What is cointegration?

What is cointegration? The discussions here and here  are bad because they link the definition to differencing a time series. In fact, to understand cointegration, you need two notions: stationary processes  (please read before continuing) and linear dependence.

Definition. We say that vectors X_1,...,X_n are linearly dependent if there exist numbers a_1,...,a_n, not all of which are zero, such that the linear combination a_1X_1+...+a_nX_n is a zero vector.

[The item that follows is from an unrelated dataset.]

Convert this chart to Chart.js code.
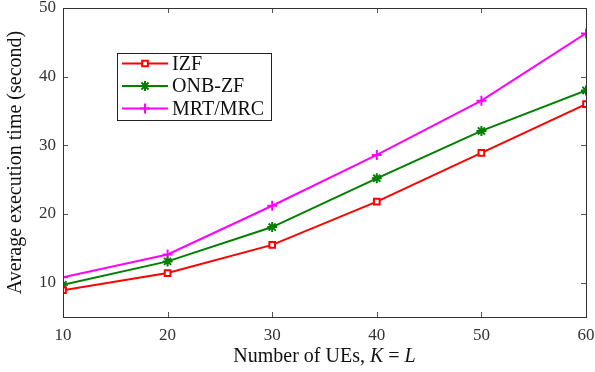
<!DOCTYPE html>
<html>
<head>
<meta charset="utf-8">
<script src="https://cdn.jsdelivr.net/npm/chart.js@4.4.1/dist/chart.umd.min.js"></script>
<style>
  html, body { margin: 0; padding: 0; background: #fff; }
  #wrap { width: 595px; height: 372px; }
</style>
</head>
<body>
<div id="wrap"><canvas id="timeChart"></canvas></div>
<script>
// Data
const users = [10, 20, 30, 40, 50, 60];
const izf = [8.9, 11.4, 15.5, 21.8, 28.9, 36.0];
const onbZf = [9.7, 13.1, 18.1, 25.2, 32.1, 38.0];
const mrtMrc = [10.8, 14.1, 21.2, 28.6, 36.5, 46.3];
const yTicks = [10, 20, 30, 40, 50];

const serif = "'Liberation Serif', 'DejaVu Serif', serif";

const toPoints = arr => arr.map((v, i) => ({ x: users[i], y: v }));

// inward ticks on all four sides + frame
const frameTicks = {
    id: "frameTicks",
    afterDraw(chart) {
        const { ctx, chartArea: a, scales } = chart;
        ctx.save();
        ctx.strokeStyle = "#555";
        ctx.lineWidth = 1;
        ctx.beginPath();
        users.forEach(v => {
            const x = Math.round(scales.x.getPixelForValue(v)) + 0.5;
            ctx.moveTo(x, a.bottom); ctx.lineTo(x, a.bottom - 5);
            ctx.moveTo(x, a.top); ctx.lineTo(x, a.top + 5);
        });
        yTicks.forEach(v => {
            const y = Math.round(scales.y.getPixelForValue(v)) + 0.5;
            ctx.moveTo(a.left, y); ctx.lineTo(a.left + 5, y);
            ctx.moveTo(a.right, y); ctx.lineTo(a.right - 5, y);
        });
        ctx.stroke();
        ctx.strokeStyle = "#333";
        ctx.strokeRect(a.left + 0.5, a.top + 0.5, a.right - a.left, a.bottom - a.top);

        // x axis title with italic K and L
        ctx.fillStyle = "#111";
        ctx.textBaseline = "alphabetic";
        const parts = [
            ["Number of UEs, ", "20px " + serif],
            ["K", "italic 20px " + serif],
            [" = ", "20px " + serif],
            ["L", "italic 20px " + serif]
        ];
        let total = 0;
        parts.forEach(p => { ctx.font = p[1]; total += ctx.measureText(p[0]).width; });
        let x = (a.left + a.right) / 2 - total / 2;
        parts.forEach(p => {
            ctx.font = p[1];
            ctx.fillText(p[0], x, 362);
            x += ctx.measureText(p[0]).width;
        });
        ctx.restore();
    }
};

// boxed legend inside the plot
const boxLegend = {
    id: "boxLegend",
    afterDatasetsDraw(chart) {
        const { ctx } = chart;
        const left = 117, top = 53, w = 154, h = 67;
        ctx.save();
        ctx.fillStyle = "#fff";
        ctx.fillRect(left, top, w, h);
        ctx.strokeStyle = "#222";
        ctx.lineWidth = 1;
        ctx.strokeRect(left + 0.5, top + 0.5, w, h);
        chart.data.datasets.forEach((ds, i) => {
            const y = top + 10.5 + i * 22.5;
            ctx.strokeStyle = ds.borderColor;
            ctx.lineWidth = 2;
            ctx.beginPath();
            ctx.moveTo(122, y); ctx.lineTo(168, y);
            ctx.stroke();
            Chart.helpers.drawPoint(ctx, {
                pointStyle: ds.pointStyle,
                radius: ds.pointRadius,
                rotation: 0,
                borderWidth: ds.pointBorderWidth
            }, 145, y);
            ctx.fillStyle = "#111";
            ctx.font = "20px " + serif;
            ctx.textBaseline = "middle";
            ctx.fillText(ds.label, 172, y + 1);
        });
        ctx.restore();
    }
};

const mkSet = (label, data, color, style) => ({
    label: label,
    data: toPoints(data),
    borderColor: color,
    backgroundColor: "#fff",
    pointBackgroundColor: "#fff",
    pointBorderColor: color,
    borderWidth: 2,
    pointBorderWidth: 2,
    pointStyle: style,
    pointRadius: style === "rect" ? 4 : 5,
    tension: 0
});

const ctx = document.getElementById("timeChart").getContext("2d");
new Chart(ctx, {
    type: "line",
    data: {
        datasets: [
            mkSet("IZF", izf, "#ff0000", "rect"),
            mkSet("ONB-ZF", onbZf, "#007f00", "star"),
            mkSet("MRT/MRC", mrtMrc, "#ff00ff", "cross")
        ]
    },
    options: {
        responsive: true,
        maintainAspectRatio: false,
        animation: false,
        layout: { padding: { top: 8, right: 9, left: 0, bottom: 0 } },
        plugins: { legend: { display: false }, tooltip: { enabled: false } },
        scales: {
            x: {
                type: "linear",
                min: 10, max: 60,
                afterFit(s) { s.height = 55; s.paddingLeft = 0; s.paddingRight = 0; },
                afterBuildTicks(s) { s.ticks = users.map(v => ({ value: v })); },
                grid: { drawOnChartArea: false, drawTicks: false },
                border: { color: "#333" },
                ticks: { padding: 8, color: "#333", font: { family: serif, size: 17 } }
            },
            y: {
                min: 5, max: 50,
                afterFit(s) { s.width = 63; s.paddingTop = 0; s.paddingBottom = 0; },
                afterBuildTicks(s) { s.ticks = yTicks.map(v => ({ value: v })); },
                grid: { drawOnChartArea: false, drawTicks: false },
                border: { color: "#333" },
                ticks: { padding: 7, color: "#333", font: { family: serif, size: 17 } },
                title: {
                    display: true,
                    text: "Average execution time (second)",
                    color: "#111",
                    padding: { top: 4, bottom: 2 },
                    font: { family: serif, size: 20 }
                }
            }
        }
    },
    plugins: [frameTicks, boxLegend]
});
</script>
</body>
</html>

Recall from this post that stationary processes play the role of zero in the set of all processes. Replace in the above definition "vectors" with "processes" and "a zero vector" with "a stationary process" and - voilà - you have the definition of cointegration:

Definition. We say that processes X_1,...,X_n are cointegrated if there exist numbers a_1,...,a_n, not all of which are zero, such that the linear combination a_1X_1+...+a_nX_n is a stationary process. Remembering that each process is a collection of random variables indexed with time moments t, we obtain a definition that explicitly involves time: processes \{X_{1,t}\},...,\{X_{n,t}\} are cointegrated if there exist numbers a_1,...,a_n, not all of which are zero, such that a_1X_{1,t}+...+a_nX_{n,t}=u_t where \{u_t\} is a stationary process.

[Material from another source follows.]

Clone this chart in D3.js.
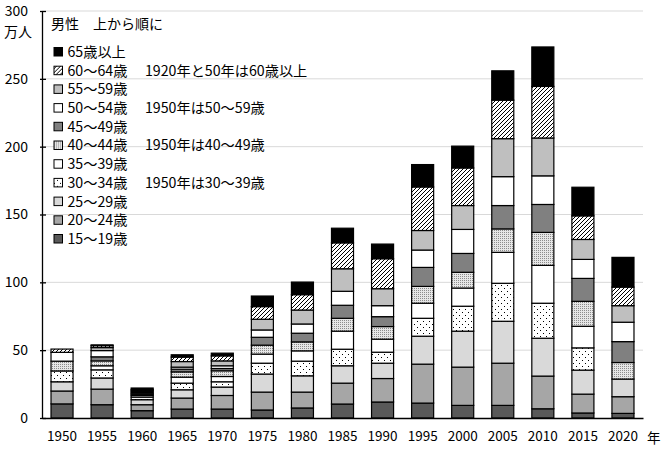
<!DOCTYPE html>
<html>
<head>
<meta charset="utf-8">
<script src="https://cdn.jsdelivr.net/npm/d3@7"></script>
<style>
  body { margin: 0; background: #fff; }
  svg text { font-family: "Noto Sans CJK JP", "Noto Sans", sans-serif; fill: #000; }
</style>
</head>
<body>
<div id="chart"></div>
<script>
'use strict';

// years on the x axis
const years = ['1950', '1955', '1960', '1965', '1970', '1975', '1980', '1985',
  '1990', '1995', '2000', '2005', '2010', '2015', '2020'];

// age groups, bottom of the stack first (万人)
const age15_19 = [10.4, 9.8, 5.4, 6.6, 6.6, 5.9, 7.4, 10.3, 11.8, 11.0, 9.3, 9.3, 6.8, 3.7, 3.4];
const age20_24 = [9.5, 11.5, 4.4, 8.1, 10.0, 13.2, 11.7, 15.4, 17.3, 28.7, 28.2, 31.1, 24.1, 13.9, 12.3];
const age25_29 = [6.8, 8.2, 3.7, 6.1, 6.2, 13.3, 12.0, 12.8, 11.3, 20.6, 26.5, 30.9, 27.9, 17.7, 13.0];
const age30_34 = [8.0, 6.0, 1.9, 4.9, 3.9, 8.0, 10.8, 12.2, 8.1, 13.2, 18.4, 28.0, 25.8, 16.4, 0];
const age35_39 = [0, 3.0, 1.2, 4.4, 3.9, 6.7, 7.6, 13.3, 9.6, 11.1, 13.4, 22.8, 27.9, 15.9, 0];
const age40_44 = [7.2, 3.6, 0.9, 3.9, 4.2, 6.6, 6.6, 9.5, 9.3, 12.4, 11.6, 17.3, 24.3, 18.4, 12.2];
const age45_49 = [0, 3.0, 0.8, 2.0, 1.7, 5.8, 6.4, 9.6, 7.3, 14.0, 13.9, 17.2, 20.6, 16.9, 15.4];
const age50_54 = [6.5, 4.6, 0.9, 1.5, 2.0, 5.4, 6.8, 10.3, 8.1, 12.8, 17.7, 21.3, 21.1, 14.0, 14.3];
const age55_59 = [0, 2.2, 0.9, 4.1, 3.6, 7.9, 10.3, 16.6, 12.5, 14.4, 17.6, 28.0, 27.9, 14.7, 12.2];
const age60_64 = [2.4, 1.4, 0.9, 3.3, 3.7, 9.3, 11.3, 19.1, 22.1, 32.1, 27.7, 28.4, 38.0, 17.4, 13.7];
const age65up = [0, 0.6, 1.1, 1.7, 2.0, 7.8, 9.3, 10.8, 10.8, 16.5, 16.1, 21.6, 29.1, 21.1, 21.9];

const ageLabels = ['15～19歳', '20～24歳', '25～29歳', '30～34歳', '35～39歳',
  '40～44歳', '45～49歳', '50～54歳', '55～59歳', '60～64歳', '65歳以上'];
const ageNotes = ['', '', '', '1950年は30～39歳', '', '1950年は40～49歳', '',
  '1950年は50～59歳', '', '1920年と50年は60歳以上', ''];
const yTicks = [0, 50, 100, 150, 200, 250, 300];

const seriesValues = [age15_19, age20_24, age25_29, age30_34, age35_39, age40_44,
  age45_49, age50_54, age55_59, age60_64, age65up];

// fill for each age group (bottom first)
const fills = ['#595959', '#a6a6a6', '#d9d9d9', 'url(#dotsSparse)', '#ffffff',
  'url(#dotsDense)', '#808080', '#ffffff', '#bfbfbf', 'url(#hatch)', '#000000'];

const width = 661;
const height = 451;
const plot = {left: 42, right: 643, top: 11, bottom: 418};

const svg = d3.select('#chart').append('svg')
  .attr('width', width)
  .attr('height', height);

// patterns
const defs = svg.append('defs');

const sparse = defs.append('pattern')
  .attr('id', 'dotsSparse')
  .attr('patternUnits', 'userSpaceOnUse')
  .attr('width', 6).attr('height', 6);
sparse.append('rect').attr('width', 6).attr('height', 6).attr('fill', '#fff');
sparse.append('rect').attr('x', 0).attr('y', 0).attr('width', 1).attr('height', 1).attr('fill', '#000');
sparse.append('rect').attr('x', 3).attr('y', 3).attr('width', 1).attr('height', 1).attr('fill', '#000');

const dense = defs.append('pattern')
  .attr('id', 'dotsDense')
  .attr('patternUnits', 'userSpaceOnUse')
  .attr('width', 2).attr('height', 2);
dense.append('rect').attr('width', 2).attr('height', 2).attr('fill', '#e6e6e6');
dense.append('rect').attr('x', 0).attr('y', 0).attr('width', 1).attr('height', 1).attr('fill', '#8c8c8c');

const hatch = defs.append('pattern')
  .attr('id', 'hatch')
  .attr('patternUnits', 'userSpaceOnUse')
  .attr('width', 4).attr('height', 4);
hatch.append('rect').attr('width', 4).attr('height', 4).attr('fill', '#fff');
hatch.append('path')
  .attr('d', 'M-1,1 l2,-2 M0,4 l4,-4 M3,5 l2,-2')
  .attr('stroke', '#000')
  .attr('stroke-width', 1);

// scales
const x = d3.scaleBand()
  .domain(years)
  .range([plot.left, plot.right])
  .paddingInner(0.45)
  .paddingOuter(0.225);

const y = d3.scaleLinear()
  .domain([0, 300])
  .range([plot.bottom, plot.top]);

// gridlines
svg.append('g')
  .selectAll('line')
  .data(yTicks.filter(d => d > 0))
  .join('line')
  .attr('x1', plot.left)
  .attr('x2', plot.right)
  .attr('y1', d => y(d))
  .attr('y2', d => y(d))
  .attr('stroke', '#d9d9d9')
  .attr('stroke-width', 1);

// stacked data
const keys = ageLabels;
const rows = years.map((yr, i) => {
  const row = {year: yr};
  keys.forEach((k, j) => { row[k] = seriesValues[j][i]; });
  return row;
});
const stacked = d3.stack().keys(keys)(rows);

const layers = svg.append('g')
  .selectAll('g')
  .data(stacked)
  .join('g')
  .attr('fill', (d, i) => fills[i]);

layers.selectAll('rect')
  .data(d => d.filter(s => s[1] - s[0] > 0))
  .join('rect')
  .attr('x', d => x(d.data.year))
  .attr('width', x.bandwidth())
  .attr('y', d => y(d[1]))
  .attr('height', d => y(d[0]) - y(d[1]))
  .attr('stroke', '#000')
  .attr('stroke-width', 1.2);

// y axis
const yAxis = svg.append('g')
  .attr('transform', `translate(${plot.left},0)`)
  .call(d3.axisLeft(y).tickValues(yTicks).tickSizeInner(-4).tickSizeOuter(0).tickPadding(14));
yAxis.select('.domain').attr('stroke', '#000').attr('stroke-width', 1.3);
yAxis.selectAll('.tick line').attr('stroke', '#000').attr('stroke-width', 1.3)
  .attr('x1', -2);
yAxis.selectAll('text').attr('font-size', '14px');

svg.append('text')
  .attr('x', 4)
  .attr('y', 37)
  .attr('font-size', '14px')
  .text('万人');

// x axis
const xAxis = svg.append('g')
  .attr('transform', `translate(0,${plot.bottom})`)
  .call(d3.axisBottom(x).tickSize(0).tickPadding(13));
xAxis.select('.domain').attr('stroke', '#000').attr('stroke-width', 1.3);
xAxis.selectAll('text').attr('font-size', '13.5px');

svg.append('text')
  .attr('x', 647)
  .attr('y', 443)
  .attr('font-size', '13.5px')
  .text('年');

// legend
svg.append('text')
  .attr('x', 51)
  .attr('y', 28.5)
  .attr('font-size', '14px')
  .text('男性　上から順に');

const legendTop = 52;
const legendStep = 18.7;
const legendItems = keys.map((k, i) => ({label: k, note: ageNotes[i], fill: fills[i]})).reverse();

const legend = svg.append('g')
  .selectAll('g')
  .data(legendItems)
  .join('g')
  .attr('transform', (d, i) => `translate(0,${legendTop + i * legendStep})`);

legend.append('rect')
  .attr('x', 54)
  .attr('y', -4.5)
  .attr('width', 8.5)
  .attr('height', 8.5)
  .attr('fill', d => d.fill)
  .attr('stroke', '#000')
  .attr('stroke-width', 1);

legend.append('text')
  .attr('x', 67.5)
  .attr('y', 0)
  .attr('dy', '0.35em')
  .attr('font-size', '14.2px')
  .text(d => d.label);

legend.append('text')
  .attr('x', 145)
  .attr('y', 0)
  .attr('dy', '0.35em')
  .attr('font-size', '14.2px')
  .text(d => d.note);
</script>
</body>
</html>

To fully understand the implications, you need to know all the intricacies of linear dependence. I do not want to plunge into this lengthy discussion here. Instead, I want to explain how this definition leads to a regression in case of two processes.

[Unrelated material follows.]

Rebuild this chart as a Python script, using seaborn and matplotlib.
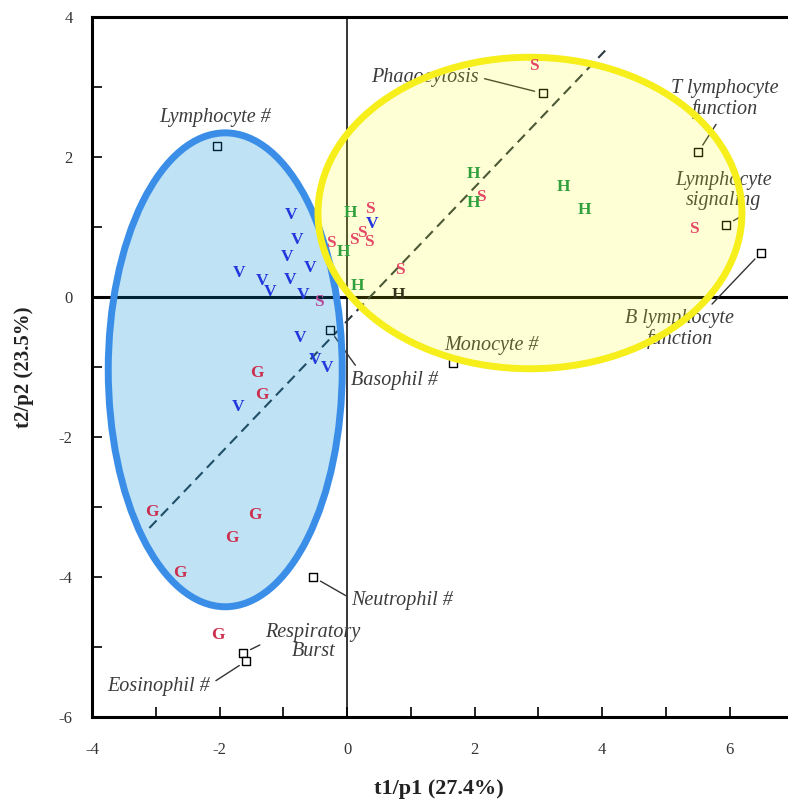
import numpy as np
import pandas as pd
import matplotlib
matplotlib.use("Agg")
import matplotlib.pyplot as plt
from matplotlib.patches import Ellipse
import seaborn as sns

# ---- data -------------------------------------------------------------
v_x = [-0.88, -0.78, -0.94, -0.58, -1.69, -1.33, -1.21, -0.89, -0.69, -0.74, -0.50, -0.31, -1.71, 0.40]
v_y = [1.17, 0.81, 0.57, 0.41, 0.34, 0.23, 0.07, 0.24, 0.03, -0.59, -0.90, -1.01, -1.57, 1.04]

s_x = [-0.25, 0.11, 0.24, 0.35, 0.36, 0.83, 2.10, 2.93, 5.44]
s_y = [0.77, 0.81, 0.91, 0.79, 1.26, 0.39, 1.43, 3.30, 0.97]
s_purple_x = [-0.44]
s_purple_y = [-0.07]

h_x = [0.06, -0.06, 0.17, 1.98, 1.99, 3.39, 3.73]
h_y = [1.20, 0.64, 0.16, 1.76, 1.34, 1.57, 1.24]
h_dark_x = [0.80]
h_dark_y = [0.03]

g_x = [-1.41, -1.33, -3.06, -1.44, -1.80, -2.62, -2.02]
g_y = [-1.09, -1.40, -3.07, -3.11, -3.44, -3.94, -4.83]

load_names = ["Lymphocyte #", "Phagocytosis", "T lymphocyte\nfunction", "Lymphocyte\nsignaling",
              "B lymphocyte\nfunction", "Monocyte #", "Basophil #", "Neutrophil #",
              "Respiratory\nBurst", "Eosinophil #"]
load_x = [-2.04, 3.07, 5.51, 5.95, 6.49, 1.66, -0.27, -0.53, -1.63, -1.58]
load_y = [2.16, 2.91, 2.07, 1.03, 0.63, -0.95, -0.47, -4.00, -5.09, -5.20]
label_x = [-2.07, 1.22, 5.93, 5.90, 5.22, 2.26, 0.74, 0.87, -0.53, -2.95]
label_y = [2.57, 3.14, 2.83, 1.52, -0.46, -0.69, -1.19, -4.34, -4.93, -5.56]
label_rel = [None, (1.0, 0.5), (0.45, 0.0), (0.8, 0.0), (0.75, 1.0), None, (0.1, 1.0),
             (0.0, 0.6), (0.0, 0.5), (1.0, 0.6)]

trend_x = [-3.10, 4.05]
trend_y = [-3.30, 3.52]

blue_center = (-1.91, -1.04)
blue_size = (3.67, 6.77)
yellow_center = (2.87, 1.20)
yellow_size = (6.65, 4.45)

x_ticks = [-4, -2, 0, 2, 4, 6]
y_ticks = [-6, -4, -2, 0, 2, 4]
x_label = "t1/p1 (27.4%)"
y_label = "t2/p2 (23.5%)"

# ---- figure -------------------------------------------------------------
sns.set_style("white")
plt.rcParams["font.family"] = ["Liberation Serif", "DejaVu Serif"]
plt.rcParams["axes.unicode_minus"] = False

fig = plt.figure(figsize=(7.88, 8.01), dpi=100)
ax = fig.add_axes([92 / 788, 84 / 801, 701.25 / 788, 700 / 801])

ax.set_xlim(-4, 7)
ax.set_ylim(-6, 4)

# zero lines
ax.axhline(0, color="black", lw=2.2, zorder=1)
ax.axvline(0, color="black", lw=1.1, zorder=1)

# trend line
trend = pd.DataFrame({"x": trend_x, "y": trend_y})
sns.lineplot(data=trend, x="x", y="y", ax=ax, color="#2b3a40", lw=1.5,
             linestyle=(0, (5, 3)), zorder=2)

# loading squares
loads = pd.DataFrame({"x": load_x, "y": load_y, "name": load_names})
sns.scatterplot(data=loads, x="x", y="y", ax=ax, marker="s", s=40,
                facecolor="white", edgecolor="black", linewidth=1.0, zorder=3)

for name, lx, ly, tx, ty, rel in zip(load_names, load_x, load_y, label_x, label_y, label_rel):
    if rel is None:
        ax.text(tx, ty, name, ha="center", va="center", style="italic",
                fontsize=14.5, color="#3c3c3c", zorder=3)
    else:
        ax.annotate(name, xy=(lx, ly), xytext=(tx, ty), ha="center", va="center",
                    style="italic", fontsize=14.5, color="#3c3c3c", multialignment="center",
                    linespacing=1.05,
                    arrowprops=dict(arrowstyle="-", color="#333333", lw=1.0,
                                    shrinkA=2, shrinkB=6, relpos=rel),
                    zorder=3)

# ellipses (translucent fills, opaque edges)
ax.add_patch(Ellipse(blue_center, blue_size[0], blue_size[1], facecolor=(0.0, 0.55, 0.85, 0.25),
                     edgecolor="none", zorder=5))
ax.add_patch(Ellipse(blue_center, blue_size[0], blue_size[1], facecolor="none",
                     edgecolor="#3a8ee8", lw=5, zorder=6))
ax.add_patch(Ellipse(yellow_center, yellow_size[0], yellow_size[1], facecolor=(1.0, 1.0, 0.0, 0.16),
                     edgecolor="none", zorder=5))
ax.add_patch(Ellipse(yellow_center, yellow_size[0], yellow_size[1], facecolor="none",
                     edgecolor="#f6ef1c", lw=5, zorder=6))

# letter scores (on top)
def letters(xs, ys, ch, color):
    for x, y in zip(xs, ys):
        ax.text(x, y, ch, ha="center", va="center", fontsize=12.5, fontweight="bold",
                color=color, zorder=7)

letters(v_x, v_y, "V", "#2338dc")
letters(s_x, s_y, "S", "#e44a68")
letters(s_purple_x, s_purple_y, "S", "#b54a9a")
letters(h_x, h_y, "H", "#30a03c")
letters(h_dark_x, h_dark_y, "H", "#33331a")
letters(g_x, g_y, "G", "#cc2f4e")

# axes styling
ax.set_xticks(x_ticks)
ax.set_yticks(y_ticks)
ax.set_xticks(np.arange(-4, 7.01, 1), minor=True)
ax.set_yticks(np.arange(-6, 4.01, 1), minor=True)
ax.tick_params(axis="both", which="both", direction="in", length=7, width=1.2,
               color="black", top=False, right=False, bottom=True, left=True)
ax.tick_params(axis="x", which="major", pad=18, labelsize=12)
ax.tick_params(axis="y", which="major", pad=14, labelsize=12)
for lab in ax.get_xticklabels() + ax.get_yticklabels():
    lab.set_color("#333333")
for side in ["left", "bottom", "top"]:
    ax.spines[side].set_color("black")
    ax.spines[side].set_linewidth(2.2)
ax.spines["right"].set_visible(False)

ax.set_xlabel(x_label, fontsize=16, fontweight="bold", color="#222222")
ax.set_ylabel(y_label, fontsize=15, fontweight="bold", color="#222222")
ax.xaxis.set_label_coords((439 - 92) / 701.25, -62 / 700)
ax.yaxis.set_label_coords(-58 / 701.25, (717 - 367) / 700)

fig.savefig("out.png", dpi=100)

If \{X_{1,t}\},\{X_{2,t}\} are cointegrated, then there exist numbers a_1,a_2, at least one of which is not zero, such that a_1X_{1,t}+a_2X_{2,t}=u_t where \{u_t\} is a stationary process. If a_1\ne 0, we can solve for X_{1,t} obtaining X_{1,t}=\beta X_{2,t}+v_t with \beta=-a_2/a_1 and v_t=1/a_1u_t. This is almost a regression, except that the mean of v_t may not be zero. We can represent v_t=(v_t-Ev_t)+Ev_t=w_t+\alpha, where \alpha=Ev_t, w_t=v_t-Ev_t. Then the above equation becomes X_{1,t}=\alpha+\beta X_{2,t}+w_t, which is simple regression. The case a_2\ne 0 leads to a similar result.

Practical recommendation. To see if \{X_{1,t}\},\{X_{2,t}\} are cointegrated, regress one of them on the other and test the residuals for stationarity.